# LISTED ENTRIES
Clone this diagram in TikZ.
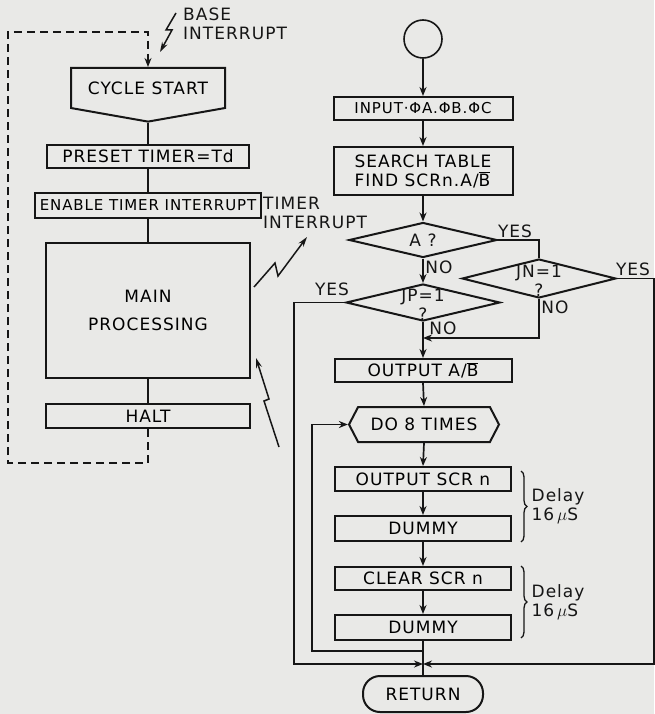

* * *

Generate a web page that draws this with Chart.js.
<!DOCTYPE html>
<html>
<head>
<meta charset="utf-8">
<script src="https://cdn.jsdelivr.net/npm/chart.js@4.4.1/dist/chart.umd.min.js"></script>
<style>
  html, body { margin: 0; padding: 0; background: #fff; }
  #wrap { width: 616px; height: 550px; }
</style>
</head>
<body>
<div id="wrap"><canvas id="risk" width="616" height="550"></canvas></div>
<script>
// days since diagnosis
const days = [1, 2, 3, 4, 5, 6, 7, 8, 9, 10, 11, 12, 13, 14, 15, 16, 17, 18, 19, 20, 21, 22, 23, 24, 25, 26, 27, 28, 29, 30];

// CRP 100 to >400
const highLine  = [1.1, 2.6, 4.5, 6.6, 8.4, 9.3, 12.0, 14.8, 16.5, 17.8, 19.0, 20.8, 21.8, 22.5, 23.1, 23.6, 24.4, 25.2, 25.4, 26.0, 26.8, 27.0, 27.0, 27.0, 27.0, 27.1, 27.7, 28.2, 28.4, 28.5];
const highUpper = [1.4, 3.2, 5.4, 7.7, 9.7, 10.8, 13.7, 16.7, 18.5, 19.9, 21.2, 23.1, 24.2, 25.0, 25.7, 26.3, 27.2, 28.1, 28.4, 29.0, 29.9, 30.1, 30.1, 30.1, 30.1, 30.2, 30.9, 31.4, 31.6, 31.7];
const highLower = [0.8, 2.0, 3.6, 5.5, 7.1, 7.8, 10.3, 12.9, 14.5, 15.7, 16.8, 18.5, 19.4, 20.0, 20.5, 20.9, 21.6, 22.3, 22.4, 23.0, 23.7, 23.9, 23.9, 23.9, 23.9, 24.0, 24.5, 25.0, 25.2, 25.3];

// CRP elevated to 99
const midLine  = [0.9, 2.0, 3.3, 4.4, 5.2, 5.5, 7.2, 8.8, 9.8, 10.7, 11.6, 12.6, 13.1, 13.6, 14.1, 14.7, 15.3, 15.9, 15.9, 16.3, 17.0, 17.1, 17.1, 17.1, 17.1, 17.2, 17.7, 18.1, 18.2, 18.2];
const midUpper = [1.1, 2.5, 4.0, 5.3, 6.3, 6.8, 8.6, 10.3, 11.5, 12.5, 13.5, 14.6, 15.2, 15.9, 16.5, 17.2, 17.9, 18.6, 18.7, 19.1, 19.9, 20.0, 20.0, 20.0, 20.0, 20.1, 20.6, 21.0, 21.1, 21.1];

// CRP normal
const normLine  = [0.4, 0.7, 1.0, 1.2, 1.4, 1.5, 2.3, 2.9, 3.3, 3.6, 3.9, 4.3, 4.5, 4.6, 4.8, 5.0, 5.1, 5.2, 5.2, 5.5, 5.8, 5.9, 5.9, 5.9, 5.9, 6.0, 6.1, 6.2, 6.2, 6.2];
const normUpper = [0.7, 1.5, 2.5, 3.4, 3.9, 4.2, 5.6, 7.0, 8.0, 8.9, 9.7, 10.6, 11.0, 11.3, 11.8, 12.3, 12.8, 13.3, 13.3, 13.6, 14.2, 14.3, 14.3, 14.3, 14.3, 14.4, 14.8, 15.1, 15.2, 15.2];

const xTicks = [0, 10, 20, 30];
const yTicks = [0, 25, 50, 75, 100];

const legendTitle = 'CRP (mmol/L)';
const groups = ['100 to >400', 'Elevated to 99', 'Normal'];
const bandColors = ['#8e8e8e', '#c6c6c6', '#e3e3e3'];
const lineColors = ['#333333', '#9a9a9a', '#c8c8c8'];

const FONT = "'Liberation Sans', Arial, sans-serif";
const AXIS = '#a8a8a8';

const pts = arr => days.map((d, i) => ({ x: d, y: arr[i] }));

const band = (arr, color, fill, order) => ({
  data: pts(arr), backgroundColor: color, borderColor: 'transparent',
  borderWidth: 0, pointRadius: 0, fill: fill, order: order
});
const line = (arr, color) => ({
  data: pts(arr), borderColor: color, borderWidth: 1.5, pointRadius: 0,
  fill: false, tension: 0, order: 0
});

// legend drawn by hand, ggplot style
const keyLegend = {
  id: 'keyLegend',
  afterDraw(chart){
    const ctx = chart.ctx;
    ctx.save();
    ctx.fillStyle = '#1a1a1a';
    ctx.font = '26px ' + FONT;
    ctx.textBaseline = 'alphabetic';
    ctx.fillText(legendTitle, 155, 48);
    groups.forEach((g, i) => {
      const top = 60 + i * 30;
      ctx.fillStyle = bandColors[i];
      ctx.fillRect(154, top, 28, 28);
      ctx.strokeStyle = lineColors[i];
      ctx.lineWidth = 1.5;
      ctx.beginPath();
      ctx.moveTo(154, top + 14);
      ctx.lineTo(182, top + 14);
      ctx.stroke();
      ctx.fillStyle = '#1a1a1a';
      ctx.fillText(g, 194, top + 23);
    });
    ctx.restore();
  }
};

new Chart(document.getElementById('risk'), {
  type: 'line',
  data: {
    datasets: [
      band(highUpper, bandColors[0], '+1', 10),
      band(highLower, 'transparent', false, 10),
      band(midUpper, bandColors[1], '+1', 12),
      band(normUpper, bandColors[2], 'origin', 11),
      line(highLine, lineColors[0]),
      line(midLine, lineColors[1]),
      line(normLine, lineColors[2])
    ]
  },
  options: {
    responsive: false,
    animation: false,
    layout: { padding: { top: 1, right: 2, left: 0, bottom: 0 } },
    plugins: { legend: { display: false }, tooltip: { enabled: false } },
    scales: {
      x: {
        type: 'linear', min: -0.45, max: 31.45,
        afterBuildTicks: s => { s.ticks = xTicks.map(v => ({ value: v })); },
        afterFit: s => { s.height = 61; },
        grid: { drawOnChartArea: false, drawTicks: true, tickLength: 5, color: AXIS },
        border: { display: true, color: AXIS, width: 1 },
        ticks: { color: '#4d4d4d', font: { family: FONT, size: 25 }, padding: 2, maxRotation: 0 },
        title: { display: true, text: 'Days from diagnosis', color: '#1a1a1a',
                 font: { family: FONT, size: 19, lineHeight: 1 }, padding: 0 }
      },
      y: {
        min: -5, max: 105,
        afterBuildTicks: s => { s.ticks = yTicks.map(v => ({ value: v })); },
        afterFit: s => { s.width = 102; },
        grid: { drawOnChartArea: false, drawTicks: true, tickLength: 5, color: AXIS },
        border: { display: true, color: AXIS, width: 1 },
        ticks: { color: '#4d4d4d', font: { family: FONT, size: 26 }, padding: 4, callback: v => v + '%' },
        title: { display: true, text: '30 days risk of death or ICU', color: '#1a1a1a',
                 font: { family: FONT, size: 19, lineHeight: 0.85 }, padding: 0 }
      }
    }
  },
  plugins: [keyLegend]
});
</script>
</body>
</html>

# INSTRUCTIONS FOR THE TASK
Within the listing above, locate the line containing "Generate a web" and the line containing "25.0, 25.2, 25.3];". Reproduce those two lines and all lines between them exactly, with nothing added.

# EXERCISE RESPONSE
Generate a web page that draws this with Chart.js.
<!DOCTYPE html>
<html>
<head>
<meta charset="utf-8">
<script src="https://cdn.jsdelivr.net/npm/chart.js@4.4.1/dist/chart.umd.min.js"></script>
<style>
  html, body { margin: 0; padding: 0; background: #fff; }
  #wrap { width: 616px; height: 550px; }
</style>
</head>
<body>
<div id="wrap"><canvas id="risk" width="616" height="550"></canvas></div>
<script>
// days since diagnosis
const days = [1, 2, 3, 4, 5, 6, 7, 8, 9, 10, 11, 12, 13, 14, 15, 16, 17, 18, 19, 20, 21, 22, 23, 24, 25, 26, 27, 28, 29, 30];

// CRP 100 to >400
const highLine  = [1.1, 2.6, 4.5, 6.6, 8.4, 9.3, 12.0, 14.8, 16.5, 17.8, 19.0, 20.8, 21.8, 22.5, 23.1, 23.6, 24.4, 25.2, 25.4, 26.0, 26.8, 27.0, 27.0, 27.0, 27.0, 27.1, 27.7, 28.2, 28.4, 28.5];
const highUpper = [1.4, 3.2, 5.4, 7.7, 9.7, 10.8, 13.7, 16.7, 18.5, 19.9, 21.2, 23.1, 24.2, 25.0, 25.7, 26.3, 27.2, 28.1, 28.4, 29.0, 29.9, 30.1, 30.1, 30.1, 30.1, 30.2, 30.9, 31.4, 31.6, 31.7];
const highLower = [0.8, 2.0, 3.6, 5.5, 7.1, 7.8, 10.3, 12.9, 14.5, 15.7, 16.8, 18.5, 19.4, 20.0, 20.5, 20.9, 21.6, 22.3, 22.4, 23.0, 23.7, 23.9, 23.9, 23.9, 23.9, 24.0, 24.5, 25.0, 25.2, 25.3];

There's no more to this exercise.